Il tempo pieno pare infatti essersi salvato dalla mannaia economica del ministro Tremonti: “Le famiglie potranno però decidere il quadro orario ¬- ha tenuto a sottolineare la Gelmini – con il maestro unico il tempo pieno aumenterà”, i genitori potranno così scegliere tra un orario settimanale di 27-30 ore di lezione (24 in prima) e il tempo pieno di 40 ore; quello che poi i figli faranno in queste ore lo deciderà la singola scuola, budget e insegnanti permettendo.

Alle scuole medie la rivoluzione è l’inglese, che potrà essere potenziato scartando la seconda lingua straniera arrivando così a 5 ore di lezione settimanali. Le stesse 2 ore sacrificate della seconda lingua, potranno poi essere utilizzate anche dagli studenti migranti per l’insegnamento dell’italiano: le classi ponte non sono passate, ma come possiamo vedere ci si sta lavorando.

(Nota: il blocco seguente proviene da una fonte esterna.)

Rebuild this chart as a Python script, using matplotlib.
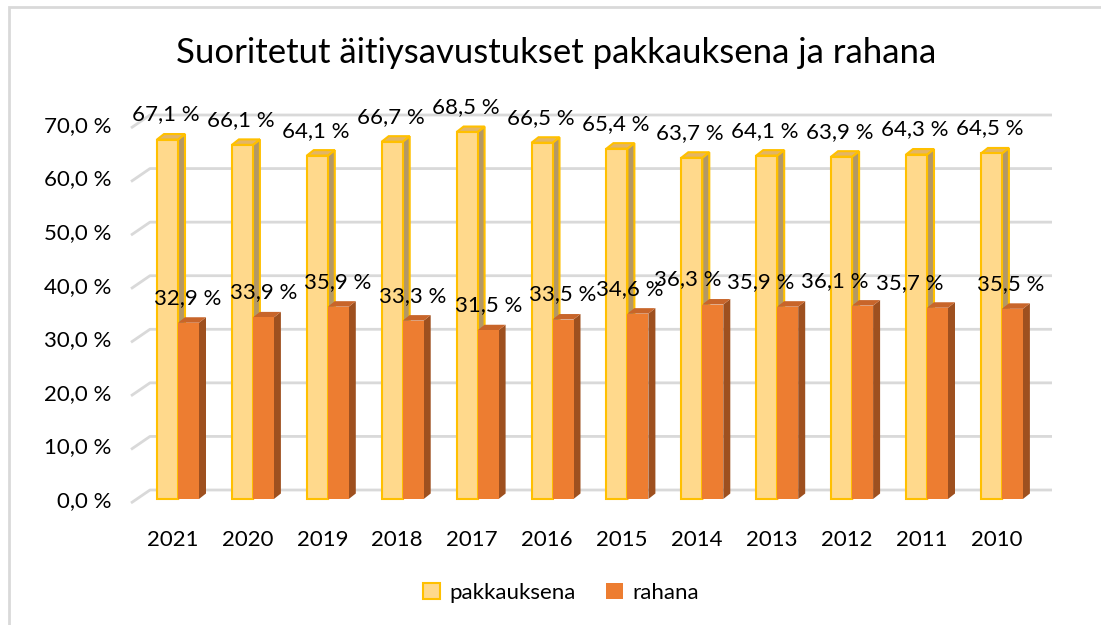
import numpy as np
import matplotlib
matplotlib.use("Agg")
from matplotlib import pyplot as plt
from matplotlib.patches import Polygon, Rectangle, Patch


years = ["2021", "2020", "2019", "2018", "2017", "2016",
         "2015", "2014", "2013", "2012", "2011", "2010"]
pakkauksena = [67.1, 66.1, 64.1, 66.7, 68.5, 66.5, 65.4, 63.7, 64.1, 63.9, 64.3, 64.5]
rahana = [32.9, 33.9, 35.9, 33.3, 31.5, 33.5, 34.6, 36.3, 35.9, 36.1, 35.7, 35.5]

TITLE = "Suoritetut äitiysavustukset pakkauksena ja rahana"

# label nudges (pixels) for the rahana data labels, the way they sit in the original
rahana_label_dx = [10, 11, 10, 10, 11, 10, 2, -15, -17, -17, -17, 9]

PAKK_FACE = "#FFD98C"
PAKK_EDGE = "#FFC000"
PAKK_TOP = "#E3B565"
PAKK_SIDE = "#B39866"
RAH_FACE = "#ED7D31"
RAH_TOP = "#C8652A"
RAH_SIDE = "#9E501F"
GRID = "#D9D9D9"

plt.rcParams['font.family'] = ['Lato', 'DejaVu Sans']

W, H, DPI = 1101, 625, 100
fig = plt.figure(figsize=(W / DPI, H / DPI), dpi=DPI)

# axes laid out in pixels: y=0 at 499 px, y=70 at 124 px; category step 74.9 px
ax_left, ax_right = 120, 1060
ax_bot, ax_top = 499, 124
ax = fig.add_axes([ax_left / W, (H - ax_bot) / H, (ax_right - ax_left) / W, (ax_bot - ax_top) / H])
step = 74.9
first = 178
ax.set_xlim((ax_left - first) / step, (ax_right - first) / step)
ax.set_ylim(0, 70)
px_x = 1.0 / step
px_y = 70.0 / (ax_bot - ax_top)

for s in ax.spines.values():
    s.set_visible(False)

# back wall gridlines with slanted left floor piece
yticks = np.arange(0, 71, 10)
x0 = ax.get_xlim()[0]
x_end = (1052 - first) / step
for v in yticks:
    xs = [x0 + 11 * px_x, x0 + 30 * px_x, x_end]
    ys = [v - 4 * px_y, v + 9 * px_y, v + 9 * px_y]
    ax.plot(xs, ys, color=GRID, lw=2, zorder=0, clip_on=False, solid_capstyle="butt")

bw = 21 * px_x
ddx = 7 * px_x
ddy = 5.5 * px_y


def bar3d(xl, h, face, top, side, edge, lw):
    ax.add_patch(Polygon([(xl + bw, 0), (xl + bw + ddx, ddy), (xl + bw + ddx, h + ddy), (xl + bw, h)],
                         closed=True, facecolor=side, edgecolor=edge, lw=lw, zorder=2, clip_on=False))
    ax.add_patch(Polygon([(xl, h), (xl + bw, h), (xl + bw + ddx, h + ddy), (xl + ddx, h + ddy)],
                         closed=True, facecolor=top, edgecolor=edge, lw=lw, zorder=2, clip_on=False))
    ax.add_patch(Rectangle((xl, 0), bw, h, facecolor=face, edgecolor=edge, lw=lw, zorder=2, clip_on=False))


x = np.arange(len(years))
for i in x:
    bar3d(i - bw, pakkauksena[i], PAKK_FACE, PAKK_TOP, PAKK_SIDE, PAKK_EDGE, 1.5)
    bar3d(i, rahana[i], RAH_FACE, RAH_TOP, RAH_SIDE, "none", 0)

lab_kw = dict(ha="center", va="center", fontsize=16, color="black", textcoords="offset points", zorder=5)
for i in x:
    ax.annotate(f"{pakkauksena[i]:.1f} %".replace(".", ","), (i, pakkauksena[i]),
                xytext=(-12 * 0.72, 25 * 0.72), **lab_kw)
    ax.annotate(f"{rahana[i]:.1f} %".replace(".", ","), (i, rahana[i]),
                xytext=(rahana_label_dx[i] * 0.72, 25 * 0.72), **lab_kw)

ax.set_yticks(yticks)
ax.set_yticklabels([f"{v:.1f} %".replace(".", ",") for v in yticks], fontsize=16)
ax.set_xticks(x - 5.5 * px_x)
ax.set_xticklabels(years, fontsize=16)
ax.tick_params(axis="y", length=0, pad=6)
ax.tick_params(axis="x", length=0, pad=22)

fig.text(556 / W, 1 - 53 / H, TITLE, ha="center", va="center", fontsize=25)

handles = [Patch(facecolor=PAKK_FACE, edgecolor=PAKK_EDGE, lw=1.5, label="pakkauksena"),
           Patch(facecolor=RAH_FACE, edgecolor="none", label="rahana")]
fig.legend(handles=handles, loc="center", bbox_to_anchor=(561 / W, 1 - 593 / H), ncol=2,
           frameon=False, fontsize=16, handlelength=0.75, handleheight=0.75,
           handletextpad=0.4, columnspacing=1.4)

# chart frame
fig.patches.append(Rectangle((9 / W, -0.05), 1.1, 1 - 7 / H + 0.05, transform=fig.transFigure,
                             facecolor="none", edgecolor=GRID, lw=2))

fig.savefig("out.png", dpi=DPI)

Ad oggi questa è la metà del pacchetto approvata, per quello che concerne licei e istituti tecnici il Consiglio dei ministri si pronuncerà la settimana prossima. Nell’attesa è bene sapere che le nuovissime disposizioni non disattendono di una virgola l’intenzione di falcidiare l’offerta formativa, già espressa nel primissimo disegno di legge varato a fine agosto: a partire dall’anno scolastico 2010/2011, dei 750 indirizzi tra sperimentazioni e ordinamenti, ne rimarranno solo 20 ( 9 per i licei e 11 per gli istituti tecnici).

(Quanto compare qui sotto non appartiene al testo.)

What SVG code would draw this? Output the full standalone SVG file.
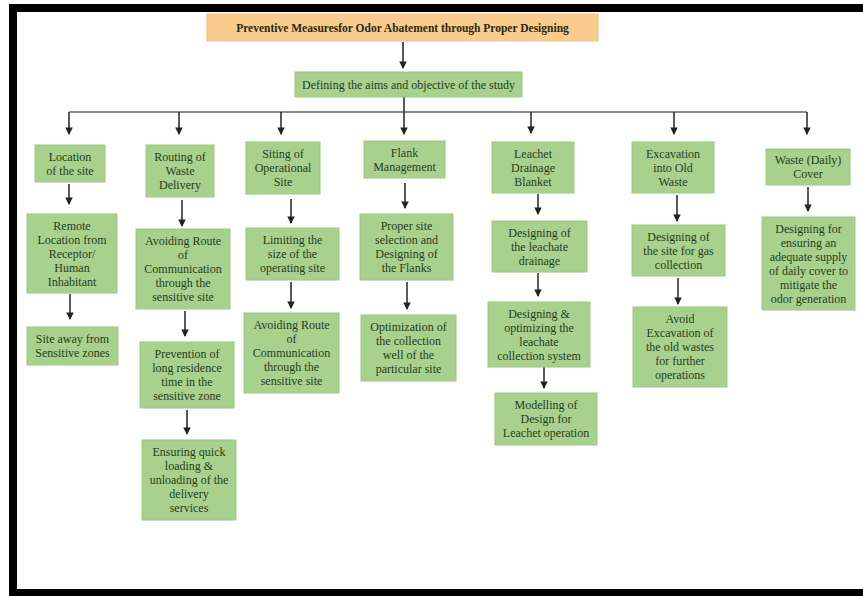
<svg xmlns="http://www.w3.org/2000/svg" width="863" height="596" viewBox="0 0 863 596">
<style>
.box{fill:#A9D18E;stroke:#9CC682;stroke-width:1}
.title{fill:#F9CB8C;stroke:#F3C07E;stroke-width:1}
text{font-family:"Liberation Serif","Times New Roman",serif;font-size:12px;fill:#1F3F1A;text-anchor:middle}
.tt{font-weight:bold;font-size:11.5px;fill:#2a2a10}
.bus{fill:none;stroke:#8C8C8C;stroke-width:2}
.arr{fill:none;stroke:#222;stroke-width:1.5;marker-end:url(#ah)}
</style>
<defs>
<marker id="ah" viewBox="0 0 8 8" refX="7" refY="4" markerWidth="5" markerHeight="5" orient="auto" markerUnits="strokeWidth">
<path d="M0,0 L8,4 L0,8 z" fill="#222"/>
</marker>
</defs>
<rect x="0" y="0" width="863" height="596" fill="#fff"/>
<rect x="13" y="8" width="880" height="585" fill="none" stroke="#000" stroke-width="8"/>

<g id="connectors">
<path class="bus" d="M69,112 H807"/>
<path class="arr" d="M403,42 V68"/>
<path class="arr" d="M404,97 V134"/>
<path class="arr" d="M69,112 V134"/>
<path class="arr" d="M179,112 V134"/>
<path class="arr" d="M281,112 V134"/>
<path class="arr" d="M531,112 V133"/>
<path class="arr" d="M674,112 V134"/>
<path class="arr" d="M807,112 V134"/>
<path class="arr" d="M69,184 V204"/>
<path class="arr" d="M70,294 V319"/>
<path class="arr" d="M182,200 V226"/>
<path class="arr" d="M185,311 V336"/>
<path class="arr" d="M187,410 V434"/>
<path class="arr" d="M291,199 V223"/>
<path class="arr" d="M291,282 V308"/>
<path class="arr" d="M405,183 V208"/>
<path class="arr" d="M407,282 V309"/>
<path class="arr" d="M538,194 V214"/>
<path class="arr" d="M538,273 V296"/>
<path class="arr" d="M544,367 V388"/>
<path class="arr" d="M677,195 V221"/>
<path class="arr" d="M678,278 V304"/>
<path class="arr" d="M808,187 V211"/>
</g>

<g id="n-title"><rect class="title" x="207" y="14" width="391" height="27"/><text class="tt" x="402.5" y="31.5">Preventive Measuresfor Odor Abatement through Proper Designing</text></g>
<g id="n-defining"><rect class="box" x="295" y="72" width="227" height="25"/><text x="408.5" y="88.5">Defining the aims and objective of the study</text></g>

<g id="n-location"><rect class="box" x="35" y="145" width="70" height="37"/><text x="70" y="160.5">Location</text><text x="70" y="174.5">of the site</text></g>
<g id="n-routing"><rect class="box" x="146" y="145" width="68" height="52"/><text x="180" y="161">Routing of</text><text x="180" y="175">Waste</text><text x="180" y="189">Delivery</text></g>
<g id="n-siting"><rect class="box" x="246" y="142" width="74" height="52"/><text x="283" y="158">Siting of</text><text x="283" y="172">Operational</text><text x="283" y="186">Site</text></g>
<g id="n-flank"><rect class="box" x="364" y="141" width="81" height="37"/><text x="404.5" y="156.5">Flank</text><text x="404.5" y="170.5">Management</text></g>
<g id="n-leachet"><rect class="box" x="492" y="142" width="82" height="51"/><text x="533" y="157.5">Leachet</text><text x="533" y="171.5">Drainage</text><text x="533" y="185.5">Blanket</text></g>
<g id="n-excavation"><rect class="box" x="632" y="142" width="82" height="51"/><text x="673" y="157.5">Excavation</text><text x="673" y="171.5">into Old</text><text x="673" y="185.5">Waste</text></g>
<g id="n-cover"><rect class="box" x="766" y="149" width="84" height="36"/><text x="808" y="164">Waste (Daily)</text><text x="808" y="178">Cover</text></g>

<g id="n-remote"><rect class="box" x="27" y="214" width="90" height="79"/><text x="72" y="229.5">Remote</text><text x="72" y="243.5">Location from</text><text x="72" y="257.5">Receptor/</text><text x="72" y="271.5">Human</text><text x="72" y="285.5">Inhabitant</text></g>
<g id="n-siteaway"><rect class="box" x="27" y="327" width="91" height="38"/><text x="72.5" y="343">Site away from</text><text x="72.5" y="357">Sensitive zones</text></g>

<g id="n-avoiding1"><rect class="box" x="136" y="229" width="94" height="80"/><text x="183" y="245">Avoiding Route</text><text x="183" y="259">of</text><text x="183" y="273">Communication</text><text x="183" y="287">through the</text><text x="183" y="301">sensitive site</text></g>
<g id="n-prevention"><rect class="box" x="140" y="342" width="94" height="66"/><text x="187" y="358">Prevention of</text><text x="187" y="372">long residence</text><text x="187" y="386">time in the</text><text x="187" y="400">sensitive zone</text></g>
<g id="n-ensuring"><rect class="box" x="142" y="440" width="94" height="80"/><text x="189" y="456">Ensuring quick</text><text x="189" y="470">loading &amp;</text><text x="189" y="484">unloading of the</text><text x="189" y="498">delivery</text><text x="189" y="512">services</text></g>

<g id="n-limiting"><rect class="box" x="246" y="228" width="93" height="52"/><text x="292.5" y="244">Limiting the</text><text x="292.5" y="258">size of the</text><text x="292.5" y="272">operating site</text></g>
<g id="n-avoiding2"><rect class="box" x="244" y="313" width="95" height="80"/><text x="291.5" y="329">Avoiding Route</text><text x="291.5" y="343">of</text><text x="291.5" y="357">Communication</text><text x="291.5" y="371">through the</text><text x="291.5" y="385">sensitive site</text></g>

<g id="n-proper"><rect class="box" x="360" y="214" width="93" height="66"/><text x="406.5" y="230">Proper site</text><text x="406.5" y="244">selection and</text><text x="406.5" y="258">Designing of</text><text x="406.5" y="272">the Flanks</text></g>
<g id="n-optimization"><rect class="box" x="361" y="315" width="95" height="66"/><text x="408.5" y="331">Optimization of</text><text x="408.5" y="345">the collection</text><text x="408.5" y="359">well of the</text><text x="408.5" y="373">particular site</text></g>

<g id="n-drainage"><rect class="box" x="492" y="221" width="95" height="51"/><text x="539.5" y="236.5">Designing of</text><text x="539.5" y="250.5">the leachate</text><text x="539.5" y="264.5">drainage</text></g>
<g id="n-optimizing"><rect class="box" x="488" y="302" width="102" height="65"/><text x="539" y="317.5">Designing &amp;</text><text x="539" y="331.5">optimizing the</text><text x="539" y="345.5">leachate</text><text x="539" y="359.5">collection system</text></g>
<g id="n-modelling"><rect class="box" x="495" y="393" width="102" height="52"/><text x="546" y="409">Modelling of</text><text x="546" y="423">Design for</text><text x="546" y="437">Leachet operation</text></g>

<g id="n-gas"><rect class="box" x="632" y="225" width="93" height="51"/><text x="678.5" y="240.5">Designing of</text><text x="678.5" y="254.5">the site for gas</text><text x="678.5" y="268.5">collection</text></g>
<g id="n-avoid"><rect class="box" x="633" y="307" width="94" height="80"/><text x="680" y="323">Avoid</text><text x="680" y="337">Excavation of</text><text x="680" y="351">the old wastes</text><text x="680" y="365">for further</text><text x="680" y="379">operations</text></g>

<g id="n-dailycover"><rect class="box" x="762" y="217" width="93" height="93"/><text x="808.5" y="232.5">Designing for</text><text x="808.5" y="246.5">ensuring an</text><text x="808.5" y="260.5">adequate supply</text><text x="808.5" y="274.5">of daily cover to</text><text x="808.5" y="288.5">mitigate the</text><text x="808.5" y="302.5">odor generation</text></g>
</svg>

Se escludiamo la soppressione dell’indirizzo “beni culturali” all’artistico e le varie sperimentazioni linguistiche e psico-pedagogiche, il panorama dei licei ne esce quasi indenne; i più preoccupati sono gli allievi degli istituti tecnici che vedranno gli indirizzi disponibili ridotti da 204 a 11 (due per il comparto economico e nove per quello tecnologico) e dovranno adattarsi allo smembramento
degli anni di corso che, da quinquennio unitario, si trasformeranno in un percorso di avviamento al lavoro 2+2+1 diviso tra formazione base, specialistica e perfezionamento. Al quinto anno sarà poi possibile svolgere stage aziendali (gratuiti) e gli istituiti apriranno i loro comitati scientifici agli imprenditori e ai professionisti.

Per tutte le scuole, dall’asilo al liceo, le ore di lezioni saranno poi tassativamente fissate a 60 minuti e non a 50 o 55 come si usava per andare incontro alle esigenze degli studenti pendolari: in questo modo le ore effettive annuali passeranno da 990 a 1056 e il tutto sarà orchestrato all’insegna del risparmio, con buona pace del personale docente e tecnico-amministrativo.

Il rinnovo contrattuale del 2009 vede un aumento di soli 79 euro lordi al mese, 60 se si parla di scuole elementari, una miseria che la Cgil non firma perché “le risorse messe a disposizione sono una miseria e offendono la dignità dei lavoratori della scuola”, ma che Cisl, Uil, Snals-Confsal e Gilda hanno sottoscritto in nome della crisi economica, memori del vecchio motto per cui piuttosto di niente è meglio piuttosto.

Siamo di nuovo a capo quindi: la scuola pubblica è un colabrodo, le risorse mancano, il personale viene tagliato. Le uniche a salvarsi (come sempre) dalla schiacciasassi ideata dal duo Gelmini-Tremonti sono ovviamente le scuole private “paritarie” – praticamente tutte cattoliche – i cui 550 milioni di finanziamento pubblico non verranno scalfiti se non in parte minima: nella finanziaria era contenuto un emendamento che imponeva il taglio di un terzo dei finanziamenti alla scuola privata, (circa 133 milioni), ai vescovi è bastato protestare minacciando di scendere in piazza per vedere l’articolo ritirato immediatamente. E’ proprio vero che i ragazzi dovrebbero frequentare di più le chiese: li sì che sanno come farsi sentire!